Firstly, it is important to consider ESOL and SEN for each of the subjects. It might seem more convenient when timetabling to group all the Chinese pupils into Seamus' classes, but this might have implications for other ways you organise groups, such as if you stream by ability. This might help new pupils to feel a sense of belonging in a group, or it could have the opposite effect and make them feel isolated in the school more generally - knowing your groups well is therefore important as you think about the best strategy. It is also worth remembering that Cantonese might be more common with those who immigrated to the UK following the war - modern-day immigrants are more likely to speak Mandarin or a local variant, such as Sichuanese. Kate might therefore be a better fit since she has more expertise in teaching English to Speakers of Other Languages in general, which might be more valuable than code-switching.

In terms of the budget, you might consider online resources which come with translated materials, extra English resources, or more drama resources such as puppets which do not rely so much on language use. Some resources could get more use if they also support SEN needs, so puppets could also be justified for their value in helping pupils on the autistic spectrum to express and explore their emotions.

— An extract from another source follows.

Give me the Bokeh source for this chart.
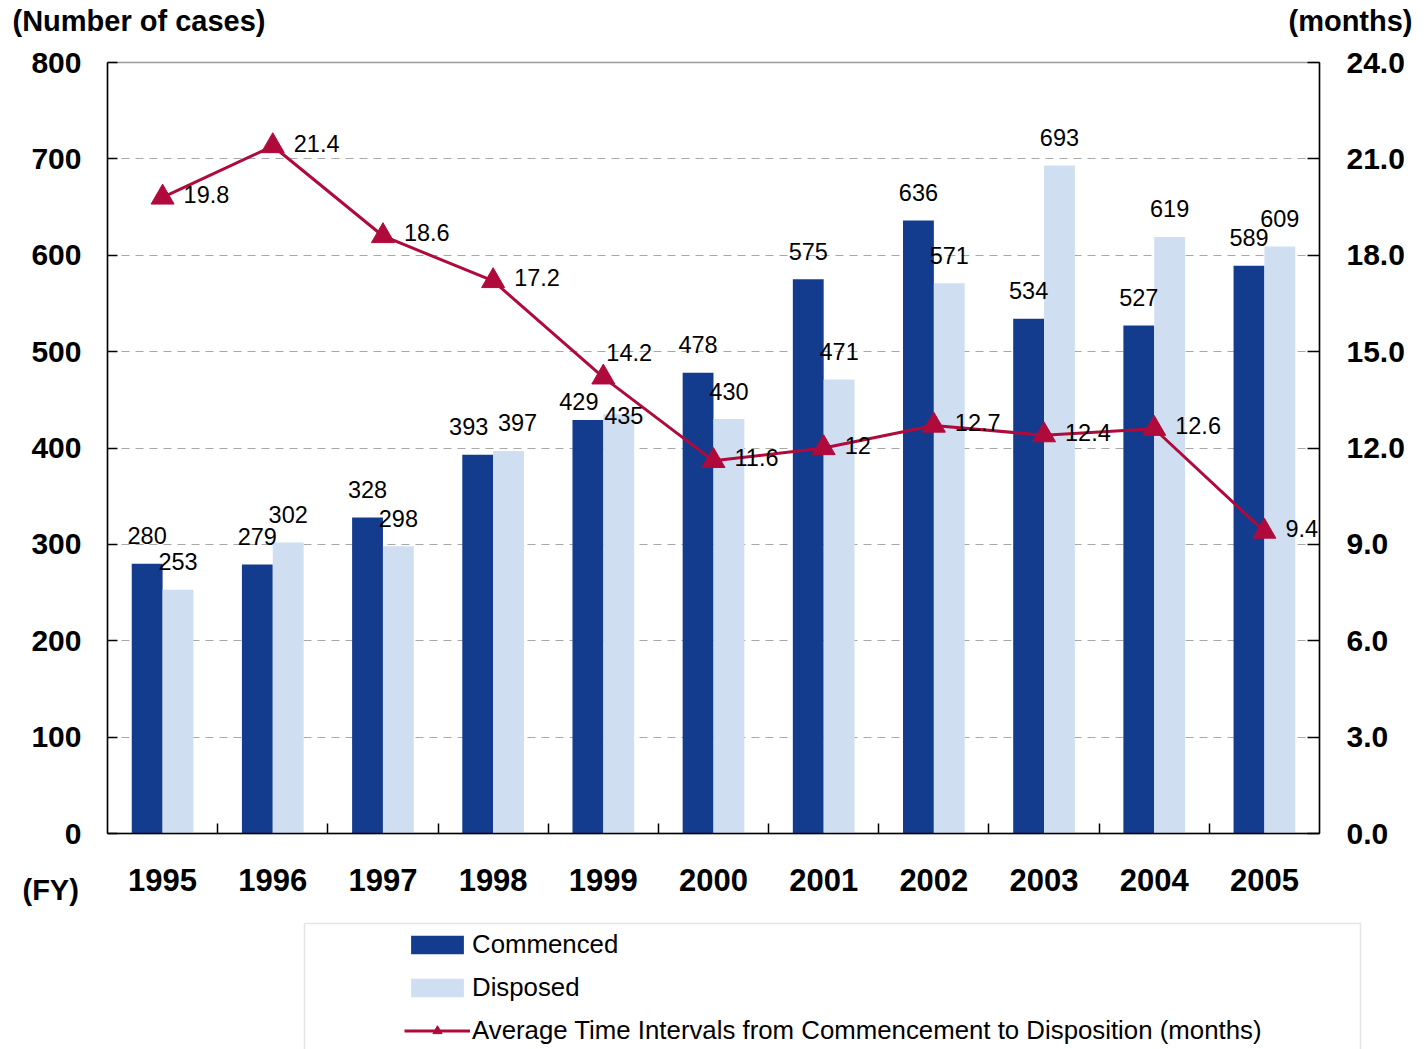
from bokeh.plotting import figure
from bokeh.models import (Range1d, LinearAxis, FixedTicker, Legend, LegendItem, Grid, GridBox, Column,
                          BoxAnnotation, Label, LabelSet, ColumnDataSource, PrintfTickFormatter)
from bokeh.core.properties import value
from bokeh.embed import file_html
from bokeh.resources import INLINE
import numpy as np

# ---- data ----
years = ["1995", "1996", "1997", "1998", "1999", "2000", "2001", "2002", "2003", "2004", "2005"]
commenced = [280, 279, 328, 393, 429, 478, 575, 636, 534, 527, 589]
disposed = [253, 302, 298, 397, 435, 430, 471, 571, 693, 619, 609]
avg_months = [19.8, 21.4, 18.6, 17.2, 14.2, 11.6, 12, 12.7, 12.4, 12.6, 9.4]
avg_labels = ["19.8", "21.4", "18.6", "17.2", "14.2", "11.6", "12", "12.7", "12.4", "12.6", "9.4"]
left_ticks = [0, 100, 200, 300, 400, 500, 600, 700, 800]
right_ticks = [0, 3, 6, 9, 12, 15, 18, 21, 24]

# label placement tweaks (screen px), kept apart from the data
com_dx = [0, 0, 0, -9, -9, 0, 0, 0, 0, 0, 0]
com_dy = [28, 28, 28, 28, 19, 28, 28, 28, 28, 28, 28]
dis_dx = [0, 0, 0, 9, 5, 0, 0, 0, 0, 0, 0]
dis_dy = [28, 28, 28, 28, -1, 28, 28, 28, 28, 28, 28]
avg_dx = [21, 21, 21, 21, 3, 21, 21, 21, 21, 21, 21]
avg_dy = [3, 3, 3, 3, 25, 3, 3, 3, 3, 3, 3]

DARK = "#143C8E"
LIGHT = "#CFDFF1"
RED = "#B00A3C"
FONT = "Liberation Sans"
BW = 0.28
W, H = 1420, 1049

x = np.arange(len(years))

p = figure(width=W, height=H, x_range=Range1d(-0.5, 10.5), y_range=Range1d(0, 800),
           output_backend="svg", toolbar_location=None, title=None,
           x_axis_type=None, y_axis_type=None,
           min_border_left=107, min_border_right=101, min_border_top=62, min_border_bottom=216)
p.extra_y_ranges = {"months": Range1d(0, 24)}
p.outline_line_color = "#9a9a9a"
p.outline_line_width = 1.5
p.background_fill_color = "white"
p.border_fill_color = "white"

def style_axis(ax, size="30px"):
    ax.axis_line_color = "black"
    ax.axis_line_width = 1.5
    ax.major_tick_line_color = "black"
    ax.major_tick_line_width = 1.5
    ax.minor_tick_line_color = "black"
    ax.minor_tick_line_width = 1.5
    ax.major_label_text_font = FONT
    ax.major_label_text_font_style = "bold"
    ax.major_label_text_font_size = size
    ax.major_label_text_color = "black"

yl = LinearAxis(ticker=FixedTicker(ticks=left_ticks))
style_axis(yl)
yl.major_tick_in = 10
yl.major_tick_out = 0
yl.major_label_standoff = 26
p.add_layout(yl, "left")

yr = LinearAxis(y_range_name="months", ticker=FixedTicker(ticks=right_ticks),
                formatter=PrintfTickFormatter(format="%.1f"))
style_axis(yr)
yr.major_tick_in = 12
yr.major_tick_out = 0
yr.major_label_standoff = 27
p.add_layout(yr, "right")

xb = LinearAxis(ticker=FixedTicker(ticks=list(range(len(years))),
                                   minor_ticks=[i + 0.5 for i in range(len(years) - 1)]),
                major_label_overrides={i: years[i] for i in range(len(years))})
style_axis(xb, "31px")
xb.major_tick_in = 0
xb.major_tick_out = 0
xb.minor_tick_in = 10
xb.minor_tick_out = 0
xb.major_label_standoff = 35
p.add_layout(xb, "below")

grid = Grid(dimension=1, ticker=FixedTicker(ticks=left_ticks[1:-1]))
grid.grid_line_color = "#a8a8a8"
grid.grid_line_dash = "8 6"
grid.grid_line_width = 1
p.add_layout(grid)

src = ColumnDataSource(dict(
    xc=x - BW / 2, xd=x + BW / 2, x=x,
    com=commenced, dis=disposed, avg=avg_months,
    com_t=[str(v) for v in commenced], dis_t=[str(v) for v in disposed], avg_t=avg_labels,
    com_dx=com_dx, com_dy=com_dy, dis_dx=dis_dx, dis_dy=dis_dy, avg_dx=avg_dx, avg_dy=avg_dy,
))

bar_kw = dict(width=BW, source=src, line_color=None)
line_kw = dict(x="x", y="avg", source=src, line_color=RED, line_width=3)
pts_kw = dict(x="x", y="avg", source=src, marker="triangle", fill_color=RED, line_color=RED)

p.vbar(x="xc", top="com", fill_color=DARK, **bar_kw)
p.vbar(x="xd", top="dis", fill_color=LIGHT, **bar_kw)
p.line(y_range_name="months", **line_kw)
p.scatter(y_range_name="months", size=23, **pts_kw)

lab_kw = dict(text_font=value(FONT), text_font_size="23.5px", text_color="black",
              text_align="center", text_baseline="middle")
p.add_layout(LabelSet(x="xc", y="com", text="com_t", x_offset="com_dx", y_offset="com_dy",
                      source=src, **lab_kw))
p.add_layout(LabelSet(x="xd", y="dis", text="dis_t", x_offset="dis_dx", y_offset="dis_dy",
                      source=src, **lab_kw))
p.add_layout(LabelSet(x="x", y="avg", text="avg_t", x_offset="avg_dx", y_offset="avg_dy",
                      y_range_name="months", source=src,
                      text_font=value(FONT), text_font_size="23.5px", text_color="black",
                      text_align="left", text_baseline="middle"))

# ---- overlay figure for texts, legend and legend box outside the plot frame ----
o = figure(width=W, height=H, x_range=Range1d(0, W), y_range=Range1d(H, 0),
           output_backend="svg", toolbar_location=None, title=None,
           x_axis_type=None, y_axis_type=None, min_border=0)
o.outline_line_color = None
o.background_fill_alpha = 0
o.border_fill_alpha = 0

title_kw = dict(text_font=FONT, text_font_style="bold", text_font_size="29px",
                text_color="black", text_baseline="middle")
o.add_layout(Label(x=12, y=20, text="(Number of cases)", text_align="left", **title_kw))
o.add_layout(Label(x=1412, y=20, text="(months)", text_align="right", **title_kw))
o.add_layout(Label(x=22, y=889, text="(FY)", text_align="left", **title_kw))

o.add_layout(BoxAnnotation(left=304, right=1360, top=923, bottom=H + 40,
                           fill_alpha=0, line_color="#aaaaaa", line_width=1.5))

# legend entries: same series, hidden on the overlay, only their legend glyphs are drawn
lg_com = o.vbar(x="xc", top="com", fill_color=DARK, visible=False, **bar_kw)
lg_dis = o.vbar(x="xd", top="dis", fill_color=LIGHT, visible=False, **bar_kw)
lg_line = o.line(visible=False, **line_kw)
lg_pts = o.scatter(size=19, visible=False, **pts_kw)

legend = Legend(items=[
    LegendItem(label="Commenced", renderers=[lg_com]),
    LegendItem(label="Disposed", renderers=[lg_dis]),
    LegendItem(label="Average Time Intervals from Commencement to Disposition (months)",
               renderers=[lg_line, lg_pts]),
], location=(404, 4))
legend.padding = 0
legend.margin = 0
legend.spacing = 14
legend.glyph_width = 66
legend.glyph_height = 23
legend.label_height = 24
legend.label_standoff = 2
legend.label_text_font = FONT
legend.label_text_font_size = "25.8px"
legend.label_text_color = "black"
legend.border_line_color = None
legend.background_fill_alpha = 0
legend.inactive_fill_alpha = 0
o.add_layout(legend, "center")

layout = GridBox(children=[(Column(children=[p]), 0, 0), (Column(children=[o]), 0, 0)])

open("out.html", "w").write(file_html(layout, INLINE))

In your class, it is also important to think about access to these new resources for the pupil with visual impairment. Most online resources should be adaptable, as is anything you can use on the interactive whiteboard, but other resources might not be so easily accessed. Interactive whiteboards are very expensive, so you might also need to think about whether every classroom should have one or if rooms will be shared. As you agree on the more expensive items, it is also useful to think about some cheaper items in case you are not allowed to carry over any spending to the next financial year. Good quality multi-lingual dictionaries are still valuable resources, even with the range of online tools available. This is because they offer a single and convenient authoritative source, whereas online tools can give far too many options (as well as other distractions). Looking for a 'co-build' dictionary will help to translate concepts and ideas both ways, aiding not just comprehension but also expression.

Training for the next INSET day will also be important, as it may be hard to prioritise one specific area. As a compromise, you could have an ESOL morning or SEN afternoon, or decide that it would be more useful to look at one area in more detail and assign others to occur within after-school meeting hours or on future INSET days. Topics for consideration that may be brought up by all three members of staff could include: Involving Pakistani pupils in the curriculum, how to use resources effectively with students with Special Educational Needs, or sourcing culturally inclusive literacy and drama material.

Regarding staffing, an HLTA is most likely to be a popular choice because they can cover classes and the rest of the time assist with specific SEN and ESOL pupils and groups. Being able to take groups without the supervision of a teacher could be valuable since it occasionally frees up either Kate, Seamus or yourself to act in a TA role and offer targeted intervention or other support (or even catch up on training). Examples of essential criteria could be: Secure subject knowledge of secondary English, History and Drama and used to working with pupils with a range of ESOL and SEN needs. Examples of desirable criteria could be: Knows some Pakistani or Cantonese, or having previously worked with Visually Impaired or autistic pupils. The emphasis you place on the new member of staff being able to support your visually impaired pupil will largely depend on how resilient the school's contingency plans are: if your dedicated TA was suddenly ill, would there be any alternative support? You may even decide that too much of the provision for this pupil is tied up in one individual, when more of his needs should be met through your regular teaching plan.